-- Start --

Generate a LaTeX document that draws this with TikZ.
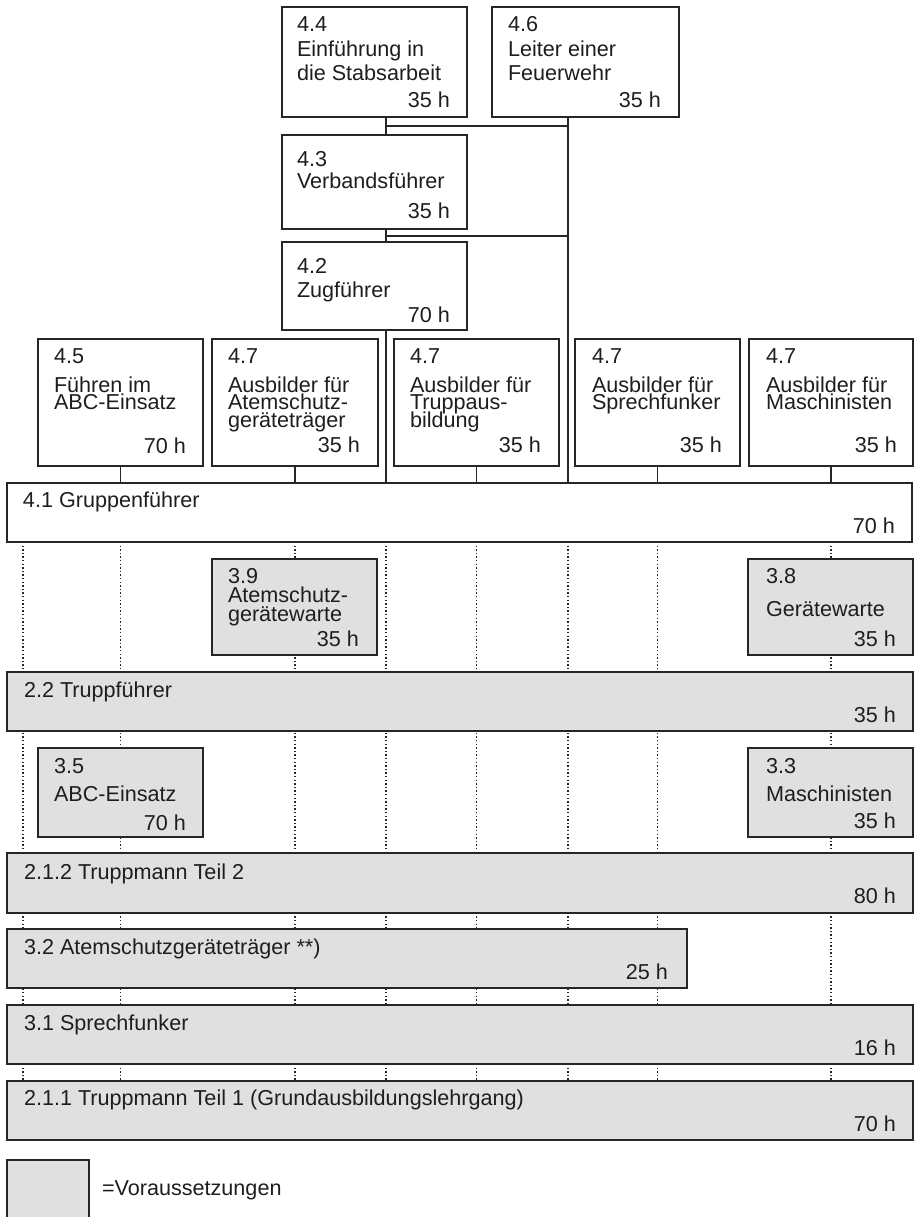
\documentclass[tikz,border=0pt]{standalone}
\usepackage{fontspec}
\setmainfont{Liberation Sans}
\usetikzlibrary{calc}
\definecolor{linec}{HTML}{262626}
\definecolor{txtc}{HTML}{1E1E1E}
\definecolor{boxgray}{HTML}{E0E0E0}
\newcommand\labf{\fontsize{21.6}{24}\selectfont}
\pgfdeclarelayer{bg}
\pgfsetlayers{bg,main}
\tikzset{
  box/.style={draw=linec, line width=2pt, fill=white, anchor=north west, inner sep=0pt, outer sep=0pt},
  pre/.style={box, fill=boxgray},
  t/.style={anchor=base west, inner sep=0pt, outer sep=0pt, font=\labf, text=txtc},
  hr/.style={anchor=base east, inner sep=0pt, outer sep=0pt, font=\labf, text=txtc},
  conn/.style={draw=linec, line width=1.3pt},
  dotl/.style={draw=linec, line width=1.3pt, dash pattern=on 1.3pt off 2.3pt},
}
\begin{document}
\begin{tikzpicture}[x=1pt,y=-1pt]
\useasboundingbox (0,0) rectangle (914,1217);
\clip (0,0) rectangle (914,1217);

% ---- top boxes ----
\node[box, minimum width=185pt, minimum height=110pt] (b44) at (282,7) {};
\node[t] (t44a) at (297,32) {4.4};
\node[t] (t44b) at (297,57) {Einführung in};
\node[t] (t44c) at (297,81) {die Stabsarbeit};
\node[hr] (h44) at (450,108) {35 h};

\node[box, minimum width=187pt, minimum height=110pt] (b46) at (492,7) {};
\node[t] (t46a) at (508,32) {4.6};
\node[t] (t46b) at (508,57) {Leiter einer};
\node[t] (t46c) at (508,81) {Feuerwehr};
\node[hr] (h46) at (661,108) {35 h};

\node[box, minimum width=185pt, minimum height=94pt] (b43) at (282,135) {};
\node[t] (t43a) at (297,167) {4.3};
\node[t] (t43b) at (297,189) {Verbandsführer};
\node[hr] (h43) at (450,218) {35 h};

\node[box, minimum width=185pt, minimum height=88pt] (b42) at (282,242) {};
\node[t] (t42a) at (297,273) {4.2};
\node[t] (t42b) at (297,297) {Zugführer};
\node[hr] (h42) at (450,322) {70 h};

% ---- row of 4.x boxes ----
\node[box, minimum width=165pt, minimum height=127pt] (b45) at (38,339) {};
\node[t] (t45a) at (54,363) {4.5};
\node[t] (t45b) at (54,392) {Führen im};
\node[t] (t45c) at (54,409) {ABC-Einsatz};
\node[hr] (h45) at (186,453) {70 h};

\node[box, minimum width=166pt, minimum height=127pt] (b47a) at (212,339) {};
\node[t] (t47aa) at (228,363) {4.7};
\node[t] (t47ab) at (228,392) {Ausbilder für};
\node[t] (t47ac) at (228,409) {Atemschutz-};
\node[t] (t47ad) at (228,427) {geräteträger};
\node[hr] (h47a) at (360,452) {35 h};

\node[box, minimum width=165pt, minimum height=127pt] (b47b) at (394,339) {};
\node[t] (t47ba) at (410,363) {4.7};
\node[t] (t47bb) at (410,392) {Ausbilder für};
\node[t] (t47bc) at (410,409) {Truppaus-};
\node[t] (t47bd) at (410,427) {bildung};
\node[hr] (h47b) at (541,452) {35 h};

\node[box, minimum width=165pt, minimum height=127pt] (b47c) at (575,339) {};
\node[t] (t47ca) at (592,363) {4.7};
\node[t] (t47cb) at (592,392) {Ausbilder für};
\node[t] (t47cc) at (592,409) {Sprechfunker};
\node[hr] (h47c) at (722,452) {35 h};

\node[box, minimum width=164pt, minimum height=127pt] (b47d) at (749,339) {};
\node[t] (t47da) at (766,363) {4.7};
\node[t] (t47db) at (766,392) {Ausbilder für};
\node[t] (t47dc) at (766,409) {Maschinisten};
\node[hr] (h47d) at (897,452) {35 h};

% ---- 4.1 ----
\node[box, minimum width=905pt, minimum height=59pt] (b41) at (7,483) {};
\node[t] (t41) at (23,507) {4.1 Gruppenführer};
\node[hr] (h41) at (895,533) {70 h};

% ---- prerequisite boxes ----
\node[pre, minimum width=165pt, minimum height=96pt] (b39) at (212,559) {};
\node[t] (t39a) at (228,583) {3.9};
\node[t] (t39b) at (228,602) {Atemschutz-};
\node[t] (t39c) at (228,621) {gerätewarte};
\node[hr] (h39) at (359,646) {35 h};

\node[pre, minimum width=165pt, minimum height=96pt] (b38) at (748,559) {};
\node[t] (t38a) at (766,583) {3.8};
\node[t] (t38b) at (766,616) {Gerätewarte};
\node[hr] (h38) at (896,646) {35 h};

\node[pre, minimum width=906pt, minimum height=59pt] (b22) at (7,672) {};
\node[t] (t22) at (24,697) {2.2 Truppführer};
\node[hr] (h22) at (896,722) {35 h};

\node[pre, minimum width=165pt, minimum height=89pt] (b35) at (38,748) {};
\node[t] (t35a) at (54,773) {3.5};
\node[t] (t35b) at (54,801) {ABC-Einsatz};
\node[hr] (h35) at (186,830) {70 h};

\node[pre, minimum width=165pt, minimum height=89pt] (b33) at (748,748) {};
\node[t] (t33a) at (766,773) {3.3};
\node[t] (t33b) at (766,801) {Maschinisten};
\node[hr] (h33) at (896,828) {35 h};

\node[pre, minimum width=906pt, minimum height=60pt] (b212) at (7,853) {};
\node[t] (t212) at (24,879) {2.1.2 Truppmann Teil 2};
\node[hr] (h212) at (896,903) {80 h};

\node[pre, minimum width=680pt, minimum height=59pt] (b32) at (7,929) {};
\node[t] (t32) at (24,954) {3.2 Atemschutzgeräteträger **)};
\node[hr] (h32) at (668,979) {25 h};

\node[pre, minimum width=906pt, minimum height=59pt] (b31) at (7,1005) {};
\node[t] (t31) at (24,1030) {3.1 Sprechfunker};
\node[hr] (h31) at (896,1055) {16 h};

\node[pre, minimum width=906pt, minimum height=59pt] (b211) at (7,1081) {};
\node[t] (t211) at (24,1105) {2.1.1 Truppmann Teil 1 (Grundausbildungslehrgang)};
\node[hr] (h211) at (896,1131) {70 h};

% ---- legend ----
\node[pre, minimum width=82pt, minimum height=80pt] (leg) at (7,1160) {};
\node[t] (legt) at (102,1195) {=Voraussetzungen};

% ---- connectors and dotted guide lines ----
\begin{pgfonlayer}{bg}
  \coordinate (sp) at ([xshift=104pt]b44.south west);
  \coordinate (sr) at ([xshift=76pt]b46.south west);
  \coordinate (m1) at ($(sp)+(0,9)$);
  \coordinate (m2) at ($(sp |- b43.south)+(0,7)$);
  \draw[conn] (sp) -- (sp |- b43.north);
  \draw[conn] (sp |- b43.south) -- (sp |- b42.north);
  \draw[conn] (sp |- b42.south) -- (sp |- b41.north);
  \draw[conn] (sr) -- (sr |- b41.north);
  \draw[conn] (m1) -- (m1 -| sr);
  \draw[conn] (m2) -- (m2 -| sr);
  \foreach \n in {b45,b47a,b47b,b47c,b47d}
    \draw[conn] (\n.south) -- (\n.south |- b41.north);
  \coordinate (c0) at ([xshift=16pt]b41.south west);
  \draw[dotl] (c0) -- (c0 |- b211.north);
  \foreach \n in {b45,b47a,b47b,b47c,b47d}
    \draw[dotl] (\n.south |- b41.south) -- (\n.south |- b211.north);
  \draw[dotl] (sp |- b41.south) -- (sp |- b211.north);
  \draw[dotl] (sr |- b41.south) -- (sr |- b211.north);
\end{pgfonlayer}
\end{tikzpicture}
\end{document}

-- End --

# Stated problem:
Take the lines from the start of the material to the line with "(h42) at (450,322)", both included, and transcribe them exactly without the pictures.

# Solution for this task:
Generate a LaTeX document that draws this with TikZ.
\documentclass[tikz,border=0pt]{standalone}
\usepackage{fontspec}
\setmainfont{Liberation Sans}
\usetikzlibrary{calc}
\definecolor{linec}{HTML}{262626}
\definecolor{txtc}{HTML}{1E1E1E}
\definecolor{boxgray}{HTML}{E0E0E0}
\newcommand\labf{\fontsize{21.6}{24}\selectfont}
\pgfdeclarelayer{bg}
\pgfsetlayers{bg,main}
\tikzset{
  box/.style={draw=linec, line width=2pt, fill=white, anchor=north west, inner sep=0pt, outer sep=0pt},
  pre/.style={box, fill=boxgray},
  t/.style={anchor=base west, inner sep=0pt, outer sep=0pt, font=\labf, text=txtc},
  hr/.style={anchor=base east, inner sep=0pt, outer sep=0pt, font=\labf, text=txtc},
  conn/.style={draw=linec, line width=1.3pt},
  dotl/.style={draw=linec, line width=1.3pt, dash pattern=on 1.3pt off 2.3pt},
}
\begin{document}
\begin{tikzpicture}[x=1pt,y=-1pt]
\useasboundingbox (0,0) rectangle (914,1217);
\clip (0,0) rectangle (914,1217);

% ---- top boxes ----
\node[box, minimum width=185pt, minimum height=110pt] (b44) at (282,7) {};
\node[t] (t44a) at (297,32) {4.4};
\node[t] (t44b) at (297,57) {Einführung in};
\node[t] (t44c) at (297,81) {die Stabsarbeit};
\node[hr] (h44) at (450,108) {35 h};

\node[box, minimum width=187pt, minimum height=110pt] (b46) at (492,7) {};
\node[t] (t46a) at (508,32) {4.6};
\node[t] (t46b) at (508,57) {Leiter einer};
\node[t] (t46c) at (508,81) {Feuerwehr};
\node[hr] (h46) at (661,108) {35 h};

\node[box, minimum width=185pt, minimum height=94pt] (b43) at (282,135) {};
\node[t] (t43a) at (297,167) {4.3};
\node[t] (t43b) at (297,189) {Verbandsführer};
\node[hr] (h43) at (450,218) {35 h};

\node[box, minimum width=185pt, minimum height=88pt] (b42) at (282,242) {};
\node[t] (t42a) at (297,273) {4.2};
\node[t] (t42b) at (297,297) {Zugführer};
\node[hr] (h42) at (450,322) {70 h};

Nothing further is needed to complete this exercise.